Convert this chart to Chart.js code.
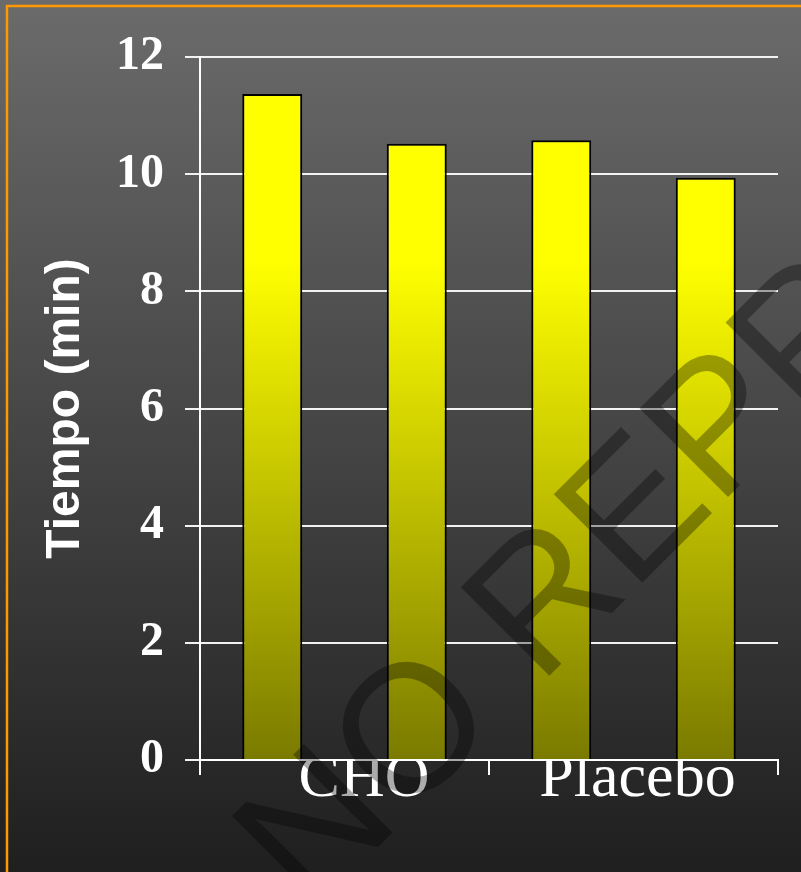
<!DOCTYPE html>
<html>
<head>
<meta charset="utf-8">
<script src="https://cdn.jsdelivr.net/npm/chart.js@4.4.0/dist/chart.umd.min.js"></script>
<style>
  html, body { margin: 0; padding: 0; background: #1f1f1f; }
  canvas { display: block; }
</style>
</head>
<body>
<canvas id="chart" width="801" height="872"></canvas>
<script>
// Categories and values (minutes)
const categories = ['  CHO', 'Placebo'];
const firstBars = [11.37, 10.58];
const secondBars = [10.52, 9.94];
const yTicks = [0, 2, 4, 6, 8, 10, 12];
const yTitle = 'Tiempo (min)';
const watermark = 'NO REPRODUCIR';

// Yellow-to-olive vertical fill shared by all bars
function barFill(context) {
  const chart = context.chart;
  const area = chart.chartArea;
  if (!area) return '#ffff00';
  const g = chart.ctx.createLinearGradient(0, area.top, 0, area.bottom);
  g.addColorStop(0, '#ffff00');
  g.addColorStop(0.29, '#ffff00');
  g.addColorStop(1, '#7a7a00');
  return g;
}

// Dark gray backdrop with an orange frame
const backdrop = {
  id: 'backdrop',
  beforeDraw(chart) {
    const { ctx, width, height } = chart;
    ctx.save();
    const g = ctx.createLinearGradient(0, 0, 0, height);
    g.addColorStop(0, '#6b6b6b');
    g.addColorStop(1, '#1f1f1f');
    ctx.fillStyle = g;
    ctx.fillRect(0, 0, width, height);
    ctx.strokeStyle = '#ff9900';
    ctx.lineWidth = 2.5;
    ctx.strokeRect(7, 6, width + 50, height + 50);
    ctx.restore();
  }
};

// Diagonal translucent notice over the chart
const notice = {
  id: 'notice',
  afterDraw(chart) {
    const ctx = chart.ctx;
    ctx.save();
    ctx.translate(310, 915);
    ctx.rotate(-Math.PI / 4);
    ctx.font = '182px "Liberation Sans", Arial, sans-serif';
    ctx.fillStyle = 'rgba(0,0,0,0.33)';
    ctx.textBaseline = 'alphabetic';
    ctx.textAlign = 'left';
    ctx.fillText(watermark, 0, 0);
    ctx.restore();
  }
};

new Chart(document.getElementById('chart'), {
  type: 'bar',
  data: {
    labels: categories,
    datasets: [
      {
        label: 'A',
        data: firstBars,
        backgroundColor: barFill,
        borderColor: '#000000',
        borderWidth: 2,
        categoryPercentage: 1.0,
        barPercentage: 0.415
      },
      {
        label: 'B',
        data: secondBars,
        backgroundColor: barFill,
        borderColor: '#000000',
        borderWidth: 2,
        categoryPercentage: 1.0,
        barPercentage: 0.415
      }
    ]
  },
  options: {
    responsive: false,
    animation: false,
    layout: { padding: { left: 0, top: 57, right: 23, bottom: 0 } },
    plugins: {
      legend: { display: false },
      tooltip: { enabled: false }
    },
    scales: {
      x: {
        offset: true,
        grid: {
          display: true,
          offset: true,
          drawOnChartArea: false,
          drawTicks: true,
          tickLength: 15,
          color: '#ffffff',
          lineWidth: 2
        },
        border: { display: true, color: '#ffffff', width: 2 },
        ticks: {
          color: '#ffffff',
          font: { family: '"Liberation Serif", "Times New Roman", serif', size: 62, lineHeight: 1 },
          padding: -26,
          labelOffset: 4,
          maxRotation: 0,
          autoSkip: false
        },
        afterFit(scale) { scale.height = 872 - 760; }
      },
      y: {
        min: 0,
        max: 12,
        afterBuildTicks(scale) { scale.ticks = yTicks.map(v => ({ value: v })); },
        grid: {
          color: '#f2f2f2',
          lineWidth: 2,
          tickLength: 15,
          drawTicks: true
        },
        border: { display: true, color: '#ffffff', width: 2 },
        ticks: {
          color: '#ffffff',
          font: { family: '"Liberation Serif", "Times New Roman", serif', size: 48, weight: 'bold' },
          padding: 21
        },
        title: {
          display: true,
          text: yTitle,
          color: '#ffffff',
          font: { family: '"Liberation Sans", Arial, sans-serif', size: 48, weight: 'bold' },
          padding: { top: 37, bottom: 0 }
        },
        afterFit(scale) { scale.width = 200; }
      }
    }
  },
  plugins: [backdrop, notice]
});
</script>
</body>
</html>
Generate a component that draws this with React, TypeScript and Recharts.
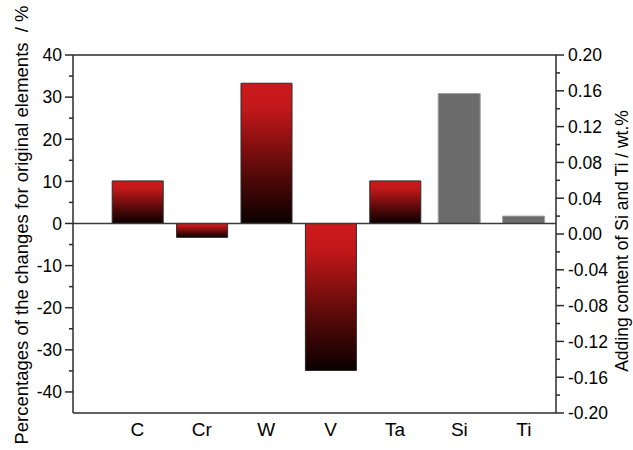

------

What you have to do
All of the records above must be copied exactly, except for the pictures.

Exercise output
Convert this chart to Chart.js code.
<!DOCTYPE html>
<html>
<head>
<meta charset="utf-8">
<script src="https://cdn.jsdelivr.net/npm/chart.js@4.4.0/dist/chart.umd.min.js"></script>
<style>
  html, body { margin: 0; padding: 0; background: #1f1f1f; }
  canvas { display: block; }
</style>
</head>
<body>
<canvas id="chart" width="801" height="872"></canvas>
<script>
// Categories and values (minutes)
const categories = ['  CHO', 'Placebo'];
const firstBars = [11.37, 10.58];
const secondBars = [10.52, 9.94];
const yTicks = [0, 2, 4, 6, 8, 10, 12];
const yTitle = 'Tiempo (min)';
const watermark = 'NO REPRODUCIR';

// Yellow-to-olive vertical fill shared by all bars
function barFill(context) {
  const chart = context.chart;
  const area = chart.chartArea;
  if (!area) return '#ffff00';
  const g = chart.ctx.createLinearGradient(0, area.top, 0, area.bottom);
  g.addColorStop(0, '#ffff00');
  g.addColorStop(0.29, '#ffff00');
  g.addColorStop(1, '#7a7a00');
  return g;
}

// Dark gray backdrop with an orange frame
const backdrop = {
  id: 'backdrop',
  beforeDraw(chart) {
    const { ctx, width, height } = chart;
    ctx.save();
    const g = ctx.createLinearGradient(0, 0, 0, height);
    g.addColorStop(0, '#6b6b6b');
    g.addColorStop(1, '#1f1f1f');
    ctx.fillStyle = g;
    ctx.fillRect(0, 0, width, height);
    ctx.strokeStyle = '#ff9900';
    ctx.lineWidth = 2.5;
    ctx.strokeRect(7, 6, width + 50, height + 50);
    ctx.restore();
  }
};

// Diagonal translucent notice over the chart
const notice = {
  id: 'notice',
  afterDraw(chart) {
    const ctx = chart.ctx;
    ctx.save();
    ctx.translate(310, 915);
    ctx.rotate(-Math.PI / 4);
    ctx.font = '182px "Liberation Sans", Arial, sans-serif';
    ctx.fillStyle = 'rgba(0,0,0,0.33)';
    ctx.textBaseline = 'alphabetic';
    ctx.textAlign = 'left';
    ctx.fillText(watermark, 0, 0);
    ctx.restore();
  }
};

new Chart(document.getElementById('chart'), {
  type: 'bar',
  data: {
    labels: categories,
    datasets: [
      {
        label: 'A',
        data: firstBars,
        backgroundColor: barFill,
        borderColor: '#000000',
        borderWidth: 2,
        categoryPercentage: 1.0,
        barPercentage: 0.415
      },
      {
        label: 'B',
        data: secondBars,
        backgroundColor: barFill,
        borderColor: '#000000',
        borderWidth: 2,
        categoryPercentage: 1.0,
        barPercentage: 0.415
      }
    ]
  },
  options: {
    responsive: false,
    animation: false,
    layout: { padding: { left: 0, top: 57, right: 23, bottom: 0 } },
    plugins: {
      legend: { display: false },
      tooltip: { enabled: false }
    },
    scales: {
      x: {
        offset: true,
        grid: {
          display: true,
          offset: true,
          drawOnChartArea: false,
          drawTicks: true,
          tickLength: 15,
          color: '#ffffff',
          lineWidth: 2
        },
        border: { display: true, color: '#ffffff', width: 2 },
        ticks: {
          color: '#ffffff',
          font: { family: '"Liberation Serif", "Times New Roman", serif', size: 62, lineHeight: 1 },
          padding: -26,
          labelOffset: 4,
          maxRotation: 0,
          autoSkip: false
        },
        afterFit(scale) { scale.height = 872 - 760; }
      },
      y: {
        min: 0,
        max: 12,
        afterBuildTicks(scale) { scale.ticks = yTicks.map(v => ({ value: v })); },
        grid: {
          color: '#f2f2f2',
          lineWidth: 2,
          tickLength: 15,
          drawTicks: true
        },
        border: { display: true, color: '#ffffff', width: 2 },
        ticks: {
          color: '#ffffff',
          font: { family: '"Liberation Serif", "Times New Roman", serif', size: 48, weight: 'bold' },
          padding: 21
        },
        title: {
          display: true,
          text: yTitle,
          color: '#ffffff',
          font: { family: '"Liberation Sans", Arial, sans-serif', size: 48, weight: 'bold' },
          padding: { top: 37, bottom: 0 }
        },
        afterFit(scale) { scale.width = 200; }
      }
    }
  },
  plugins: [backdrop, notice]
});
</script>
</body>
</html>
Generate a component that draws this with React, TypeScript and Recharts.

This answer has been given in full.